Prompt: Starting at the line that contains "Reproduce this chart with Chart.js." and stopping at the line that contains "</script></body></html>", transcribe every line of the material below exactly; pictures stay out.

┌─ Information given

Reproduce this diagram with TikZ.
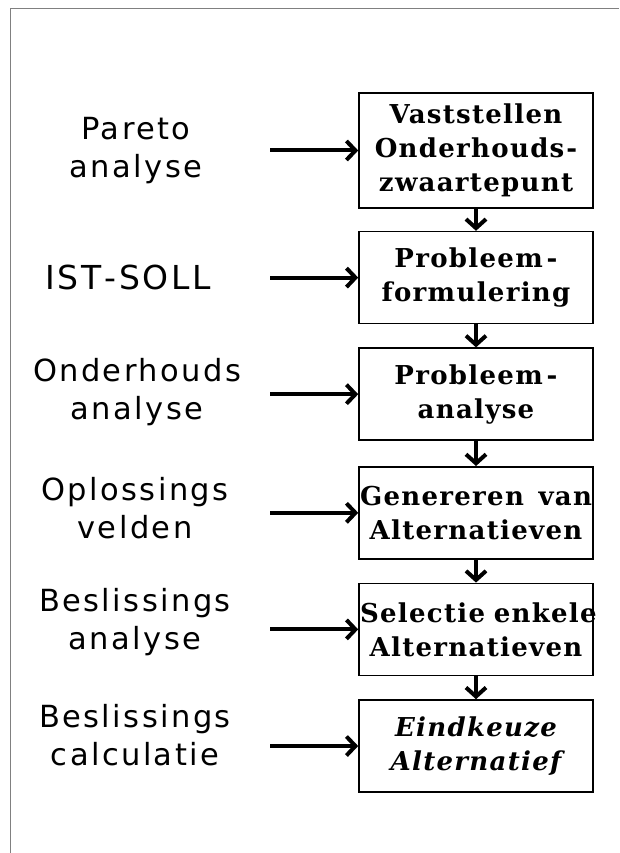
\documentclass[tikz,border=0pt]{standalone}
\usepackage{fontspec}
\usetikzlibrary{arrows.meta,positioning}
\newfontfamily\labelfont[LetterSpace=8]{DejaVu Sans}
\newfontfamily\stepfont[LetterSpace=5]{DejaVu Serif}
\begin{document}
\begin{tikzpicture}[x=1pt,y=-1pt,
    stepbox/.style={draw, line width=1.6pt, minimum width=234pt, minimum height=92pt,
      text width=234pt, inner xsep=0pt, inner ysep=0pt, align=center,
      font=\stepfont\bfseries\fontsize{26}{34}\selectfont},
    source/.style={align=center, font=\labelfont\fontsize{30.5}{38}\selectfont},
    feed/.style={line width=4pt, -{Straight Barb[length=9pt,width=19pt]}},
    drop/.style={line width=4pt, -{Straight Barb[length=9pt,width=20pt]}}]
    \useasboundingbox (0,0) rectangle (619,853);
    \draw[gray, line width=0.8pt] (10,853) -- (10,8) -- (619,8);
    \node[stepbox, minimum height=115pt] (vast) at (476,150.5) {Vaststellen\\Onderhouds\kern2pt-\\zwaartepunt};
    \node[stepbox, below=22pt of vast] (form) {Probleem\kern4pt-\\formulering};
    \node[stepbox, below=23pt of form] (anal) {Probleem\kern4pt-\\analyse};
    \node[stepbox, below=25pt of anal] (gen) {\makebox[232pt][s]{Genereren\hfill\ van}\\Alternatieven};
    \node[stepbox, below=23pt of gen] (sel) {\makebox[232pt][s]{Selectie\hfill\ enkele}\\Alternatieven};
    \node[stepbox, below=23pt of sel, font=\stepfont\bfseries\itshape\fontsize{26}{34}\selectfont] (eind) {Eindkeuze\\Alternatief};
    \node[source] (pareto) at (136,151) {Pareto\\analyse};
    \node[source, font=\labelfont\fontsize{33}{38}\selectfont] (istsoll) at (128,277) {IST\kern3pt-\kern3pt SOLL};
    \node[source] (onder) at (137,392) {Onderhouds\\analyse};
    \node[source] (oplos) at (135,508) {Oplossings\\velden};
    \node[source] (beslan) at (135,622) {Beslissings\\analyse};
    \node[source] (beslcalc) at (135,735) {Beslissings\\calculatie};
    \draw[drop] (vast) -- (form);
    \draw[drop] (form) -- (anal);
    \draw[drop] (anal) -- (gen);
    \draw[drop] (gen) -- (sel);
    \draw[drop] (sel) -- (eind);
    \foreach \stage in {vast,form,anal,gen,sel,eind}
      \draw[feed] ([xshift=-88pt]\stage.west) -- (\stage.west);
  \end{tikzpicture}
\end{document}
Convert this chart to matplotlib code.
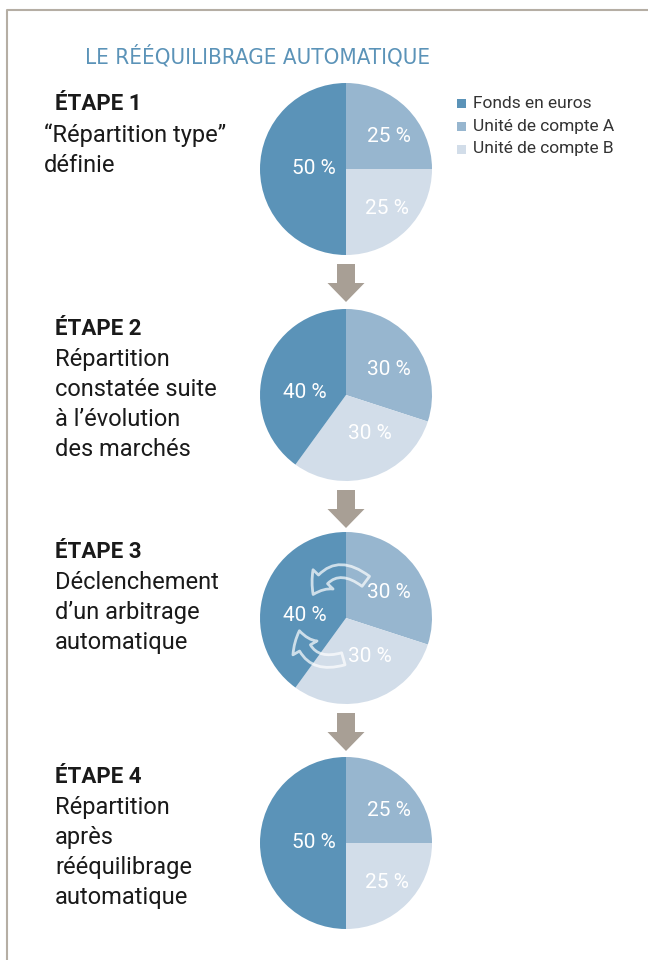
import numpy as np
import matplotlib.pyplot as plt
from matplotlib.patches import FancyArrow, FancyArrowPatch, Rectangle

plt.rcParams['font.family'] = ['Roboto', 'DejaVu Sans']

# data
categories = ['Fonds en euros', 'Unité de compte A', 'Unité de compte B']
colors = ['#5b93b8', '#97b6cf', '#d2dde9']
# shares per step, order: A, B, euros (clockwise from the top)
step_values = [
    [25, 25, 50],
    [30, 30, 40],
    [30, 30, 40],
    [25, 25, 50],
]
step_titles = ['ÉTAPE 1', 'ÉTAPE 2', 'ÉTAPE 3', 'ÉTAPE 4']
step_texts = [
    '“Répartition type”\ndéfinie',
    'Répartition\nconstatée suite\nà l’évolution\ndes marchés',
    'Déclenchement\nd’un arbitrage\nautomatique',
    'Répartition\naprès\nrééquilibrage\nautomatique',
]

W, H = 648, 960
fig = plt.figure(figsize=(W / 100, H / 100), dpi=100)
ax = fig.add_axes([0, 0, 1, 1])

def Y(y):
    return H - y

pie_x = 346
pie_y = [169, 395, 618, 843]
radius = 86
text_x = 55
title_y = [104, 329, 552, 777]

# label placement: (radius fraction, angle shift) per wedge
lab_5025 = [(0.63, -8), (0.66, 1.5), (0.37, 0)]
lab_4030 = [(0.58, -5), (0.53, 14), (0.48, 14)]

for i, vals in enumerate(step_values):
    cy = Y(pie_y[i])
    wedges, _ = ax.pie(vals, colors=[colors[1], colors[2], colors[0]],
                       startangle=90, counterclock=False, center=(pie_x, cy),
                       radius=radius, frame=True,
                       wedgeprops=dict(linewidth=0))
    lab = lab_5025 if vals[2] == 50 else lab_4030
    for v, w, (r, sh) in zip(vals, wedges, lab):
        mid = np.deg2rad((w.theta1 + w.theta2) / 2 + sh)
        ax.text(pie_x + r * radius * np.cos(mid), cy + r * radius * np.sin(mid),
                f'{v} %', color='white', fontsize=15, ha='center', va='center')

    ax.text(text_x, Y(title_y[i]), step_titles[i], fontsize=16, fontweight='bold',
            color='#1a1a1a', ha='left', va='center')
    ax.text(text_x if i else 44, Y(title_y[i] + 19), step_texts[i], fontsize=17,
            color='#1a1a1a', ha='left', va='top', linespacing=1.38)

    # grey down arrow between steps
    if i < 3:
        top = Y(pie_y[i] + 95)
        ax.add_patch(FancyArrow(pie_x, top, 0, -38, width=18, head_width=37,
                                head_length=19, length_includes_head=True,
                                color='#a89f95', lw=0))

# rebalancing arrows in step 3
for (x0, y0), (x1, y1), rad in [((368, 583), (312, 597), 0.65),
                                ((346, 658), (299, 628), -0.6)]:
    ax.add_patch(FancyArrowPatch((x0, Y(y0)), (x1, Y(y1)),
                                 connectionstyle=f'arc3,rad={rad}',
                                 arrowstyle='simple,head_width=20,head_length=13,tail_width=9',
                                 fc='none', ec='white', alpha=0.7, lw=2,
                                 mutation_scale=1))

# legend
for j, (name, c) in enumerate(zip(categories, colors)):
    ly = Y(103 + 23 * j)
    ax.add_patch(Rectangle((457, ly - 4.5), 9, 9, color=c, lw=0))
    ax.text(473, ly, name, fontsize=12.5, color='#333333', ha='left', va='center')

# title
ax.text(258, Y(56), 'LE RÉÉQUILIBRAGE AUTOMATIQUE', fontsize=16, color='#5b93b8',
        ha='center', va='center', family='DejaVu Sans', fontstretch='condensed')

# frame lines
ax.plot([7, 7, W], [0, Y(10), Y(10)], color='#b5aea4', lw=1.5)

ax.set_xlim(0, W)
ax.set_ylim(0, H)
ax.set_aspect('auto')
ax.axis('off')
fig.savefig('out.png', dpi=100)
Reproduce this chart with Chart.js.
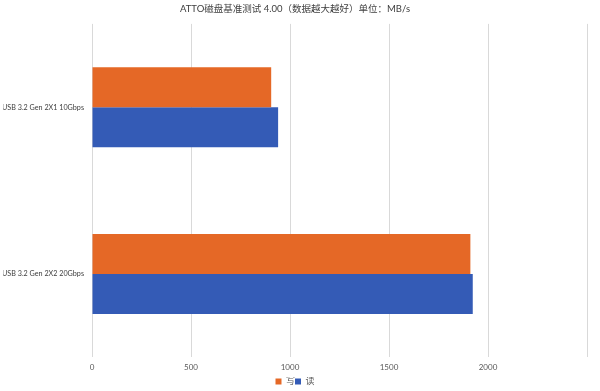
<!DOCTYPE html>
<html><head><meta charset="utf-8">
<script src="https://cdn.jsdelivr.net/npm/chart.js@4"></script>
<style>html,body{margin:0;padding:0;background:#fff}#w{width:600px;height:391px}</style>
</head><body><div id="w"><canvas id="c"></canvas></div>
<script>
const categories = ["USB 3.2 Gen 2X1 10Gbps", "USB 3.2 Gen 2X2 20Gbps"];
const writeValues = [905, 1911];
const readValues = [940, 1923];
const seriesNames = ["写", "读"];
const xTicks = [0, 500, 1000, 1500, 2000, 2500];
const FONT = "Lato, 'Noto Sans CJK SC', sans-serif";
Chart.defaults.font.family = FONT;
new Chart(document.getElementById('c'), {
  type: 'bar',
  data: {
    labels: categories,
    datasets: [
      {label: seriesNames[0], data: writeValues, backgroundColor: '#E56826', borderWidth: 0},
      {label: seriesNames[1], data: readValues, backgroundColor: '#345BB6', borderWidth: 0}
    ]
  },
  options: {
    indexAxis: 'y',
    responsive: true, maintainAspectRatio: false, animation: false,
    layout: {padding: {left: 3, right: 13, top: 0, bottom: -5}},
    categoryPercentage: 0.48, barPercentage: 1.0,
    plugins: {
      title: {display: true, text: 'ATTO磁盘基准测试 4.00（数据越大越好）单位：MB/s', color: '#404040', font: {size: 9.5, weight: 'normal'}, padding: {top: 3, bottom: 9.5}},
      legend: {position: 'bottom', labels: {boxWidth: 6, boxHeight: 6, padding: 0, color: '#595959', font: {size: 9}}},
      tooltip: {enabled: false}
    },
    scales: {
      x: {
        min: 0, max: 2500,
        afterBuildTicks: s => { s.ticks = xTicks.map(v => ({value: v})); },
        ticks: {color: '#595959', font: {size: 8}, padding: 5, callback: v => v === 2500 ? '' : v},
        grid: {color: '#d9d9d9', lineWidth: 1, drawTicks: false},
        border: {display: false}
      },
      y: {
        afterFit: s => { s.width = 89; },
        ticks: {color: '#404040', font: {size: 7.2}, padding: 8},
        grid: {display: false, drawTicks: false},
        border: {display: false}
      }
    }
  }
});
</script></body></html>
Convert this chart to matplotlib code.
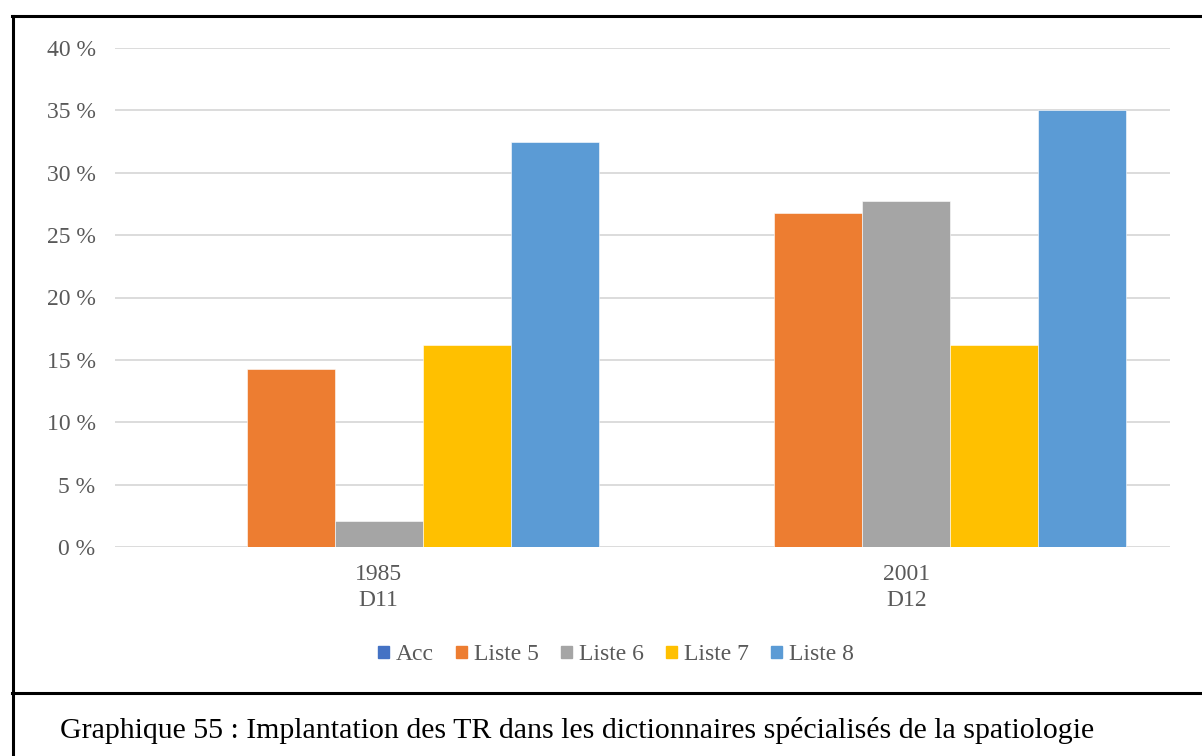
import matplotlib
matplotlib.use("Agg")
import matplotlib.pyplot as plt
from matplotlib.patches import Rectangle
from matplotlib.lines import Line2D
import numpy as np

categories = ["1985\nD11", "2001\nD12"]
series = ["Acc", "Liste 5", "Liste 6", "Liste 7", "Liste 8"]
acc = [0.0, 0.0]
liste5 = [14.3, 26.8]
liste6 = [2.1, 27.7]
liste7 = [16.2, 16.2]
liste8 = [32.5, 35.0]
values = [acc, liste5, liste6, liste7, liste8]
colors = ["#4472C4", "#ED7D31", "#A5A5A5", "#FFC000", "#5B9BD5"]
yticks = [0, 5, 10, 15, 20, 25, 30, 35, 40]
caption = "Graphique 55 : Implantation des TR dans les dictionnaires spécialisés de la spatiologie"

W, H = 1202, 756
fig = plt.figure(figsize=(W / 100, H / 100), dpi=100)
plt.rcParams["font.family"] = ["Liberation Serif", "DejaVu Serif"]

# plot area in pixel coordinates
x0, x1 = 115, 1170
y0, y1 = 547, 48
ax = fig.add_axes([x0 / W, 1 - y0 / H, (x1 - x0) / W, (y0 - y1) / H])

n = len(series)
bw = 88 / 527.5
x = np.arange(len(categories))
for i, (name, vals, c) in enumerate(zip(series, values, colors)):
    ax.bar(x + (i - (n - 1) / 2) * bw, vals, width=bw, color=c,
           edgecolor="white", linewidth=0.4, label=name, zorder=3)

fs = 17
ax.set_xlim(-0.5, len(categories) - 0.5)
ax.set_ylim(0, 40)
ax.set_yticks(yticks)
ax.set_yticklabels([f"{t} %" for t in yticks])
ax.set_xticks(x)
ax.set_xticklabels(categories, linespacing=1.35)
ax.grid(axis="y", color="#D9D9D9", linewidth=1.3, zorder=0)
for s in ax.spines.values():
    s.set_visible(False)
ax.tick_params(axis="both", length=0, labelsize=fs, colors="#595959")
ax.tick_params(axis="y", pad=14)
ax.tick_params(axis="x", pad=12)

handles = [Rectangle((0, 0), 1, 1, color=c) for c in colors]
fig.legend(handles, series, loc="center", bbox_to_anchor=(616 / W, 1 - 655 / H),
           ncol=n, frameon=False, fontsize=fs, handlelength=0.45, handleheight=0.45,
           handletextpad=0.3, columnspacing=0.95, labelcolor="#595959")

# surrounding frames
lw = 2.2
def hline(y, xa, xb):
    fig.add_artist(Line2D([xa / W, xb / W], [1 - y / H, 1 - y / H], color="black", linewidth=lw))
def vline(xp, ya, yb):
    fig.add_artist(Line2D([xp / W, xp / W], [1 - ya / H, 1 - yb / H], color="black", linewidth=lw))
hline(16, 12, W)
hline(693, 12, W)
vline(12.5, 16, H)

fig.text(60 / W, 1 - 731 / H, caption, fontsize=21.5, color="black", va="center", ha="left")

fig.savefig("out.png", dpi=100)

└─

Response:
Reproduce this chart with Chart.js.
<!DOCTYPE html>
<html><head><meta charset="utf-8">
<script src="https://cdn.jsdelivr.net/npm/chart.js@4"></script>
<style>html,body{margin:0;padding:0;background:#fff}#w{width:600px;height:391px}</style>
</head><body><div id="w"><canvas id="c"></canvas></div>
<script>
const categories = ["USB 3.2 Gen 2X1 10Gbps", "USB 3.2 Gen 2X2 20Gbps"];
const writeValues = [905, 1911];
const readValues = [940, 1923];
const seriesNames = ["写", "读"];
const xTicks = [0, 500, 1000, 1500, 2000, 2500];
const FONT = "Lato, 'Noto Sans CJK SC', sans-serif";
Chart.defaults.font.family = FONT;
new Chart(document.getElementById('c'), {
  type: 'bar',
  data: {
    labels: categories,
    datasets: [
      {label: seriesNames[0], data: writeValues, backgroundColor: '#E56826', borderWidth: 0},
      {label: seriesNames[1], data: readValues, backgroundColor: '#345BB6', borderWidth: 0}
    ]
  },
  options: {
    indexAxis: 'y',
    responsive: true, maintainAspectRatio: false, animation: false,
    layout: {padding: {left: 3, right: 13, top: 0, bottom: -5}},
    categoryPercentage: 0.48, barPercentage: 1.0,
    plugins: {
      title: {display: true, text: 'ATTO磁盘基准测试 4.00（数据越大越好）单位：MB/s', color: '#404040', font: {size: 9.5, weight: 'normal'}, padding: {top: 3, bottom: 9.5}},
      legend: {position: 'bottom', labels: {boxWidth: 6, boxHeight: 6, padding: 0, color: '#595959', font: {size: 9}}},
      tooltip: {enabled: false}
    },
    scales: {
      x: {
        min: 0, max: 2500,
        afterBuildTicks: s => { s.ticks = xTicks.map(v => ({value: v})); },
        ticks: {color: '#595959', font: {size: 8}, padding: 5, callback: v => v === 2500 ? '' : v},
        grid: {color: '#d9d9d9', lineWidth: 1, drawTicks: false},
        border: {display: false}
      },
      y: {
        afterFit: s => { s.width = 89; },
        ticks: {color: '#404040', font: {size: 7.2}, padding: 8},
        grid: {display: false, drawTicks: false},
        border: {display: false}
      }
    }
  }
});
</script></body></html>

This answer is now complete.